Locally, the county commissioners were dealing with a May 19 recommendation on where to site the county seat: near Washington. Meanwhile, many followed Jackson’s triumphant trip through the northern states from June 6-July 4, where he was celebrated with parades, galas and dinners — to the point of physical exhaustion.
A few weeks later, Jackson left Washington, D.C. on the steamboat “Columbia” for a visit to Rip Raps, Va., near the mouth of the Chesapeake Bay, to swim and relax — and continue working on his plan to remove the deposits from the BUS. There, he received a report from the government’s directors on the BUS Board, noting “mal-administration” at the bank.
During his vacation, a supporter of his deposit removal plan had made arrangements for certain state banks (“pet” banks) to receive the deposits.

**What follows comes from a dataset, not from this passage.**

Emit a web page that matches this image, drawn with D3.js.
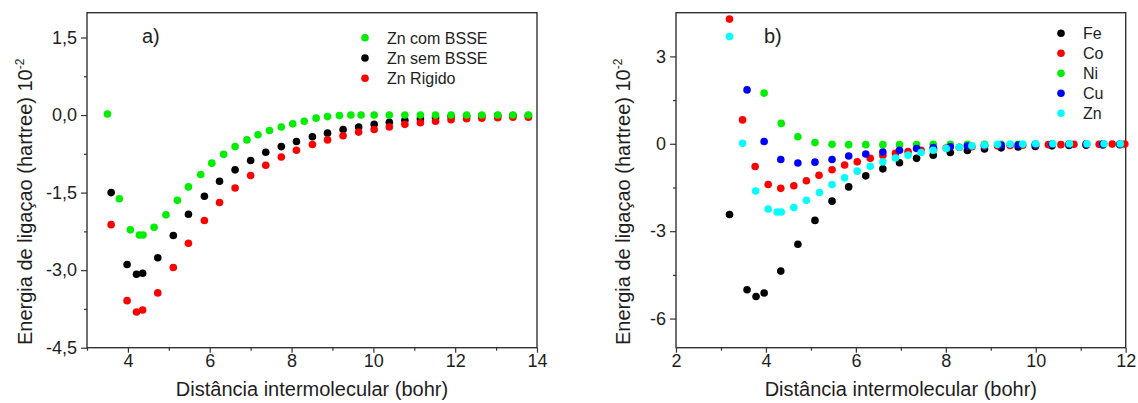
<!DOCTYPE html>
<html>
<head>
<meta charset="utf-8">
<script src="https://cdn.jsdelivr.net/npm/d3@7"></script>
<style>
  body { margin: 0; background: #fff; }
  svg text { font-family: "Liberation Sans", Arial, sans-serif; fill: #1e1e1e; }
</style>
</head>
<body>
<svg id="chart" width="1138" height="403"></svg>
<script>
// ---- panel a) Zn ----
const aXTicks = [4, 6, 8, 10, 12, 14];
const aXMinor = [3, 5, 7, 9, 11, 13];
const aYTicks = [1.5, 0, -1.5, -3, -4.5];
const aYMinor = [0.75, -0.75, -2.25, -3.75];

const znComDist = [3.50, 3.79, 4.06, 4.28, 4.37, 4.64, 4.93, 5.21, 5.48, 5.78, 6.05, 6.34, 6.62, 6.91, 7.18, 7.46, 7.75, 8.03, 8.31, 8.60, 8.88, 9.17, 9.45, 9.70, 10.02, 10.39, 10.77, 11.15, 11.52, 11.90, 12.28, 12.65, 13.04, 13.41, 13.79];
const znComBSSE = [0.02, -1.62, -2.22, -2.32, -2.32, -2.17, -1.93, -1.65, -1.39, -1.15, -0.93, -0.76, -0.61, -0.48, -0.38, -0.30, -0.23, -0.17, -0.12, -0.06, -0.03, -0.01, 0.00, 0.00, 0.00, 0.00, 0.00, 0.00, 0.00, 0.00, 0.00, 0.00, 0.00, 0.00, 0.00];

// sem BSSE and Rigido were computed at the same distances
const znDist = [3.59, 3.98, 4.21, 4.36, 4.73, 5.11, 5.48, 5.87, 6.24, 6.62, 7.00, 7.37, 7.75, 8.12, 8.51, 8.88, 9.26, 9.64, 10.02, 10.39, 10.77, 11.15, 11.52, 11.90, 12.28, 12.65, 13.04, 13.41, 13.79];
const znSemBSSE = [-1.50, -2.89, -3.08, -3.06, -2.76, -2.33, -1.92, -1.57, -1.28, -1.06, -0.88, -0.72, -0.61, -0.51, -0.42, -0.35, -0.28, -0.23, -0.18, -0.14, -0.10, -0.07, -0.05, -0.03, -0.02, -0.02, -0.01, -0.01, -0.01];
const znRigido = [-2.12, -3.59, -3.81, -3.77, -3.44, -2.95, -2.48, -2.04, -1.69, -1.41, -1.17, -0.97, -0.81, -0.68, -0.57, -0.48, -0.40, -0.33, -0.28, -0.23, -0.18, -0.15, -0.12, -0.09, -0.07, -0.06, -0.05, -0.04, -0.04];

// ---- panel b) Fe, Co, Ni, Cu, Zn ----
const bXTicks = [2, 4, 6, 8, 10, 12];
const bXMinor = [3, 5, 7, 9, 11];
const bYTicks = [3, 0, -3, -6];
const bYMinor = [1.5, -1.5, -4.5];

const feDist = [3.19, 3.58, 3.78, 3.96, 4.33, 4.71, 5.09, 5.47, 5.84, 6.22, 6.60, 6.97, 7.35, 7.72, 8.10, 8.48, 8.86, 9.23, 9.61, 9.99, 10.36, 10.74, 11.12, 11.49, 11.87];
const feE = [-2.43, -5.01, -5.24, -5.12, -4.37, -3.45, -2.63, -1.97, -1.48, -1.10, -0.86, -0.65, -0.50, -0.39, -0.30, -0.23, -0.18, -0.14, -0.11, -0.09, -0.07, -0.06, -0.05, -0.04, -0.03];

const coDist = [3.19, 3.48, 3.76, 4.05, 4.33, 4.62, 4.90, 5.18, 5.47, 5.75, 6.03, 6.32, 6.60, 6.88, 7.16, 7.45, 7.73, 8.01, 8.30, 8.58, 8.86, 9.15, 9.43, 9.71, 10.00, 10.28, 10.56, 10.85, 11.13, 11.41, 11.70, 11.98];
const coE = [4.28, 0.82, -0.78, -1.40, -1.53, -1.44, -1.27, -1.08, -0.89, -0.73, -0.62, -0.50, -0.40, -0.33, -0.27, -0.22, -0.18, -0.15, -0.12, -0.10, -0.08, -0.07, -0.06, -0.05, -0.04, -0.03, -0.03, -0.02, -0.02, -0.02, -0.01, -0.01];

const niDist = [3.96, 4.34, 4.71, 5.09, 5.47, 5.84, 6.22, 6.60, 6.97, 7.35, 7.72, 8.10, 8.48, 8.86, 9.23, 9.61, 9.99, 10.36, 10.74, 11.12, 11.49, 11.87];
const niE = [1.74, 0.70, 0.24, 0.04, -0.02, -0.03, -0.03, -0.03, -0.03, -0.03, -0.02, -0.02, -0.02, -0.02, -0.02, -0.02, -0.01, -0.01, -0.01, -0.01, -0.01, -0.01];

const cuDist = [3.58, 3.96, 4.33, 4.71, 5.09, 5.47, 5.84, 6.22, 6.60, 6.97, 7.35, 7.72, 8.10, 8.48, 8.86, 9.23, 9.61, 9.99, 10.36, 10.74, 11.12, 11.49, 11.87];
const cuE = [1.85, 0.08, -0.54, -0.66, -0.63, -0.54, -0.42, -0.35, -0.28, -0.22, -0.16, -0.13, -0.10, -0.08, -0.06, -0.05, -0.04, -0.03, -0.02, -0.02, -0.01, -0.01, -0.01];

const znbDist = [3.19, 3.48, 3.77, 4.05, 4.25, 4.34, 4.62, 4.90, 5.19, 5.47, 5.75, 6.03, 6.32, 6.60, 6.88, 7.16, 7.45, 7.72, 8.01, 8.30, 8.58, 8.86, 9.15, 9.43, 9.71, 10.00, 10.38, 10.75, 11.14, 11.52, 11.88];
const znbE = [3.68, 0.02, -1.62, -2.24, -2.34, -2.34, -2.19, -1.94, -1.67, -1.40, -1.17, -0.94, -0.77, -0.62, -0.49, -0.39, -0.30, -0.22, -0.16, -0.12, -0.07, -0.04, -0.02, -0.01, -0.01, 0.00, 0.00, 0.00, 0.00, 0.00, 0.00];

const svg = d3.select('#chart');
const ptBR = d3.formatLocale({ decimal: ',', thousands: '.', grouping: [3], currency: ['', ''], minus: '-' });

function drawPanel(p) {
    const x = d3.scaleLinear().domain(p.xDomain).range([p.left, p.right]);
    const y = d3.scaleLinear().domain(p.yDomain).range([p.bottom, p.top]);
    const g = svg.append('g');

    // minor ticks first, then the labelled ones
    g.append('g').attr('transform', `translate(0,${p.bottom})`)
        .call(d3.axisBottom(x).tickValues(p.xMinor).tickSize(3).tickFormat(''));
    g.append('g').attr('transform', `translate(${p.left},0)`)
        .call(d3.axisLeft(y).tickValues(p.yMinor).tickSize(3).tickFormat(''));

    g.append('g').attr('transform', `translate(0,${p.bottom})`)
        .call(d3.axisBottom(x).tickValues(p.xTicks).tickSize(5).tickPadding(2).tickFormat(d3.format('d')))
        .selectAll('text').attr('font-size', 18);
    g.append('g').attr('transform', `translate(${p.left},0)`)
        .call(d3.axisLeft(y).tickValues(p.yTicks).tickSize(6).tickPadding(4).tickFormat(p.yFormat))
        .selectAll('text').attr('font-size', 18);

    g.selectAll('.domain').remove();
    g.selectAll('.tick line').attr('stroke', '#333').attr('stroke-width', 1.2);
    g.selectAll('.tick text').attr('fill', '#1e1e1e').style('font-family', '"Liberation Sans", Arial, sans-serif');

    g.append('rect')
        .attr('x', p.left).attr('y', p.top)
        .attr('width', p.right - p.left).attr('height', p.bottom - p.top)
        .attr('fill', 'none').attr('stroke', '#333').attr('stroke-width', 1.4);

    // scatter series
    p.series.forEach(s => {
        g.append('g').selectAll('circle')
            .data(s.x.map((d, i) => [d, s.y[i]]))
            .join('circle')
            .attr('cx', d => x(d[0]))
            .attr('cy', d => y(d[1]))
            .attr('r', 3.8)
            .attr('fill', s.color);
    });

    // legend
    p.legend.forEach((s, i) => {
        const ly = p.legendY + i * p.legendStep;
        g.append('circle').attr('cx', p.legendX).attr('cy', ly).attr('r', 3.8).attr('fill', s.color);
        g.append('text').attr('x', p.legendX + 22).attr('y', ly + 6)
            .attr('font-size', 16).text(s.name);
    });

    g.append('text').attr('x', p.tagX).attr('y', 43).attr('font-size', 20).text(p.tag);

    g.append('text')
        .attr('x', (p.left + p.right) / 2).attr('y', 396)
        .attr('text-anchor', 'middle').attr('font-size', 20)
        .text('Distância intermolecular (bohr)');

    const yt = g.append('text')
        .attr('transform', `translate(${p.yTitleX},345) rotate(-90)`)
        .attr('font-size', 20)
        .text('Energia de ligaçao (hartree) 10');
    yt.append('tspan').attr('dy', -8).attr('font-size', 12).text('-2');
}

const green = '#00ee00', black = '#000000', red = '#ff0000', blue = '#0000ff', cyan = '#00ffff';

drawPanel({
    left: 87, right: 537, top: 12.7, bottom: 347.7,
    xDomain: [3, 14], yDomain: [-4.5, 1.98],
    xTicks: aXTicks, xMinor: aXMinor, yTicks: aYTicks, yMinor: aYMinor,
    yFormat: ptBR.format('.1f'),
    series: [
        { name: 'Zn sem BSSE', x: znDist, y: znSemBSSE, color: black },
        { name: 'Zn Rigido', x: znDist, y: znRigido, color: red },
        { name: 'Zn com BSSE', x: znComDist, y: znComBSSE, color: green }
    ],
    legend: [
        { name: 'Zn com BSSE', color: green },
        { name: 'Zn sem BSSE', color: black },
        { name: 'Zn Rigido', color: red }
    ],
    legendX: 365, legendY: 37.7, legendStep: 20.3,
    tag: 'a)', tagX: 142,
    yTitleX: 32
});

drawPanel({
    left: 676, right: 1125.7, top: 12.7, bottom: 347.7,
    xDomain: [2, 12], yDomain: [-7, 4.5],
    xTicks: bXTicks, xMinor: bXMinor, yTicks: bYTicks, yMinor: bYMinor,
    yFormat: ptBR.format('d'),
    series: [
        { name: 'Fe', x: feDist, y: feE, color: black },
        { name: 'Co', x: coDist, y: coE, color: red },
        { name: 'Ni', x: niDist, y: niE, color: green },
        { name: 'Cu', x: cuDist, y: cuE, color: blue },
        { name: 'Zn', x: znbDist, y: znbE, color: cyan }
    ],
    legend: [
        { name: 'Fe', color: black },
        { name: 'Co', color: red },
        { name: 'Ni', color: green },
        { name: 'Cu', color: blue },
        { name: 'Zn', color: cyan }
    ],
    legendX: 1061, legendY: 33.3, legendStep: 20,
    tag: 'b)', tagX: 764,
    yTitleX: 630
});
</script>
</body>
</html>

Ready to remove the deposits, Jackson briefed his cabinet on Sept. 18, with the paper he had drafted at Rip Raps. It was published in the Jacksonian newspaper, The Globe, on Sept. 20.
But Jackson had trouble with his then-Secretary of the Treasury, who would not remove the BUS deposits; Jackson fired him on Sept. 23 and brought in Roger B. Taney, a strong supporter, to replace him. He could do this as it was still between sessions of Congress. Jackson’s target date to start the removal of the deposits from the BUS was Oct. 1.
Interestingly, the Democratic Party in Rappahannock County took a different position on the whole issue, preparing a resolution on the matter on Sept. 2, which was later published in the National Intelligencer in Washington, D.C.. The county’s Democratic Party backed the BUS and wanted Congress to renew its charter with suitable modifications.
Biddle struck back in November of 1833 by calling in loans and tightening credit — to such an extent that there was fear of the bankruptcy of the business sector of the nation. Delegations of businessmen traveled to Washington, D.C., to meet with Jackson on the crisis, but Jackson always referred them to Biddle. “Go to Nicholas Biddle. We have no money here, gentlemen. Biddle has all the money.”
Biddle ultimately overplayed his hand and through the winter and spring of 1833-1834, businessmen realized the power of the BUS under one man and the impact it could have on the nation’s economy. On April 4, 1834, the House of Representatives voted the bank “not to be rechartered” and that the state banks should keep the federal deposits.
Unfortunately, as more state banks were chartered, each printed more paper money, leading to all manner of speculation. Prices rose, imports increased, revenue from the sale of public lands led to more inflation, and finally, becoming leary of paper money, people started asking for silver and gold coin in its stead. On May 10, 1837, New York banks suspended payments in gold and silver. This triggered the Panic of 1837, and a Depression that lasted for seven years.
Politically, two years later, in April 1835, after three days of voting in Rappahannock County, there was a majority of 51 for the Jackson-Van Buren ticket, but a letter to the press noted, “the most violent effort made in this county by the Aristocrats and Federalists, and those who impudently called themselves Whigs,” reduced the majority to 25.
The county supported Jackson’s Democratic Party in 1836, but shifted to the Whig/Republican Party in 1840, 1844 and 1848, before reverting back to the Democratic Party in 1852. The party votes were always close, though — generally only 3- to 14-percent apart. On a final note, Jackson paid off the National Debt in 1835, something never done before or since.